EXERCISE DIRECTIONS ::
Retype the whole listing, please, keeping every line exact and dropping the pictures.

[Records from a dataset]
***

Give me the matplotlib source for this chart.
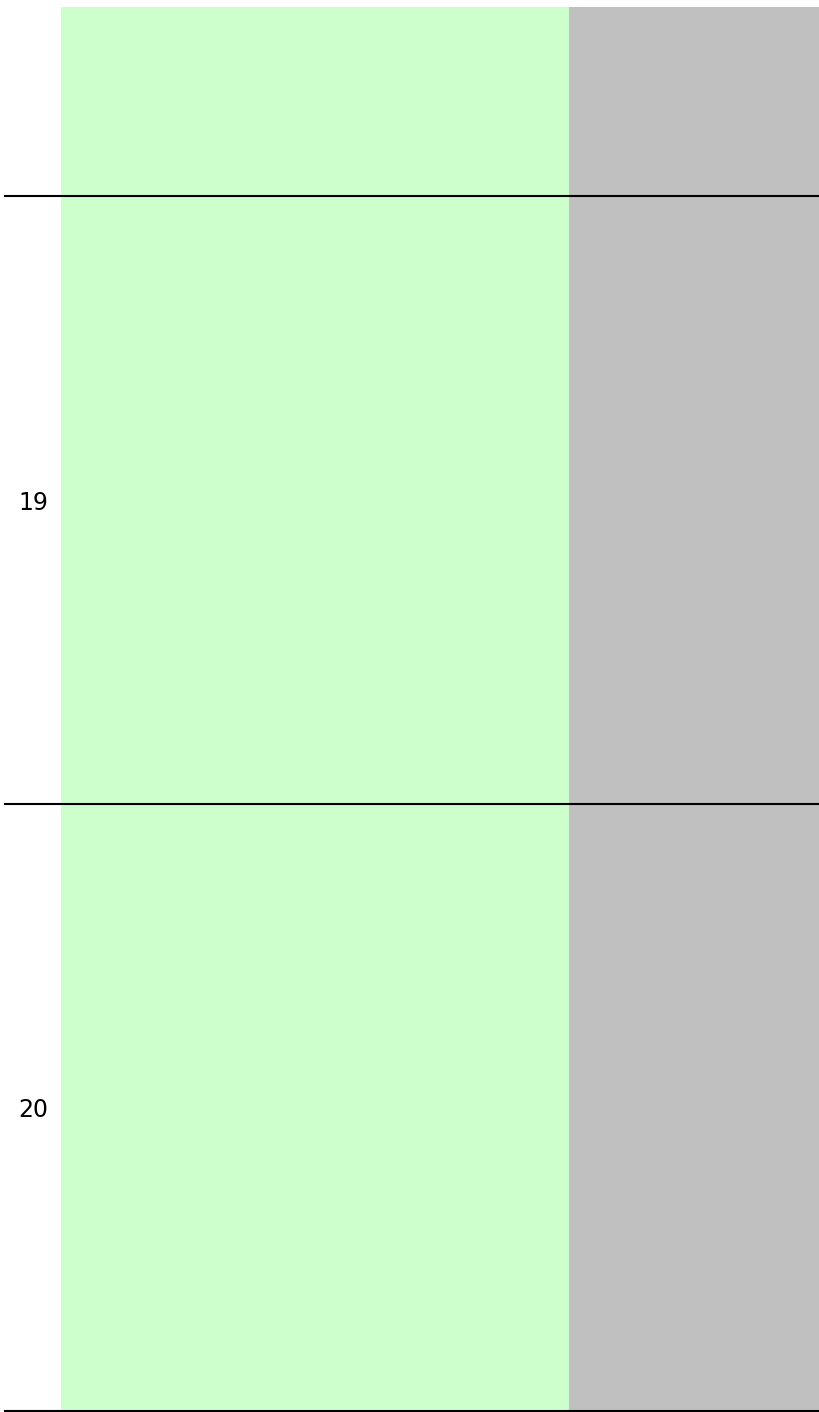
import numpy as np
import matplotlib
matplotlib.use("Agg")
import matplotlib.pyplot as plt

# rows (top to bottom) and the two stacked segments of each bar
rows = [18, 19, 20]
green_part = [66.9, 66.9, 66.9]
grey_part = [33.1, 33.1, 33.1]
row_labels = ["", "19", "20"]

fig = plt.figure(figsize=(8.2, 14.12), dpi=100)
W, H = 820, 1412
ax = fig.add_axes([61 / W, 1 / H, 759 / W, (H - 7 - 1) / H])

y = np.array(rows)
ax.barh(y, green_part, height=1.0, color="#ccffcc", linewidth=0)
ax.barh(y, grey_part, left=green_part, height=1.0, color="#c0c0c0", linewidth=0)

# row separators, running out past the left of the axes
for r in rows:
    ax.axhline(r + 0.5, xmin=-56 / 759, xmax=1, color="black", lw=1.5, clip_on=False)

ax.set_xlim(0, 100)
ax.set_ylim(20.5, 18.188)
ax.set_yticks(rows[1:])
ax.set_yticklabels(row_labels[1:], fontsize=17)
ax.tick_params(axis="y", length=0, pad=9.4)
ax.set_xticks([])
for s in ax.spines.values():
    s.set_visible(False)

fig.savefig("out.png", dpi=100)
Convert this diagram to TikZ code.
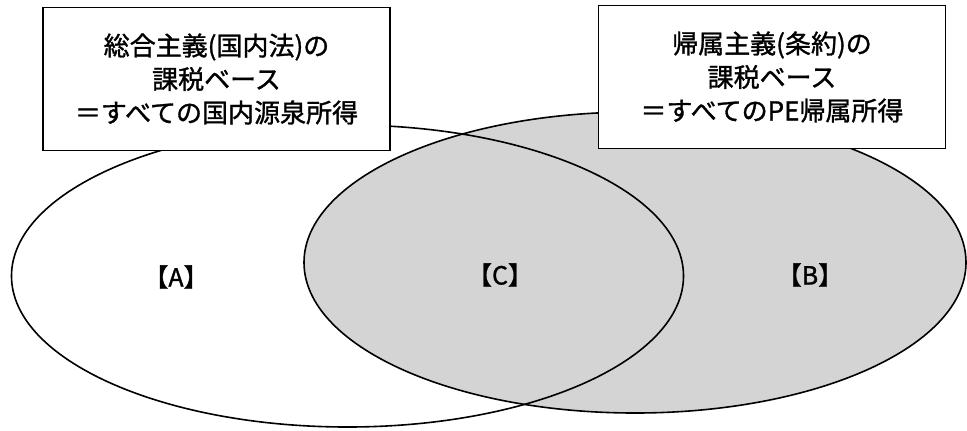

***

OUTPUT FOR THIS EXERCISE ::
Give me the matplotlib source for this chart.
import numpy as np
import matplotlib
matplotlib.use("Agg")
import matplotlib.pyplot as plt

# rows (top to bottom) and the two stacked segments of each bar
rows = [18, 19, 20]
green_part = [66.9, 66.9, 66.9]
grey_part = [33.1, 33.1, 33.1]
row_labels = ["", "19", "20"]

fig = plt.figure(figsize=(8.2, 14.12), dpi=100)
W, H = 820, 1412
ax = fig.add_axes([61 / W, 1 / H, 759 / W, (H - 7 - 1) / H])

y = np.array(rows)
ax.barh(y, green_part, height=1.0, color="#ccffcc", linewidth=0)
ax.barh(y, grey_part, left=green_part, height=1.0, color="#c0c0c0", linewidth=0)

# row separators, running out past the left of the axes
for r in rows:
    ax.axhline(r + 0.5, xmin=-56 / 759, xmax=1, color="black", lw=1.5, clip_on=False)

ax.set_xlim(0, 100)
ax.set_ylim(20.5, 18.188)
ax.set_yticks(rows[1:])
ax.set_yticklabels(row_labels[1:], fontsize=17)
ax.tick_params(axis="y", length=0, pad=9.4)
ax.set_xticks([])
for s in ax.spines.values():
    s.set_visible(False)

fig.savefig("out.png", dpi=100)
Convert this diagram to TikZ code.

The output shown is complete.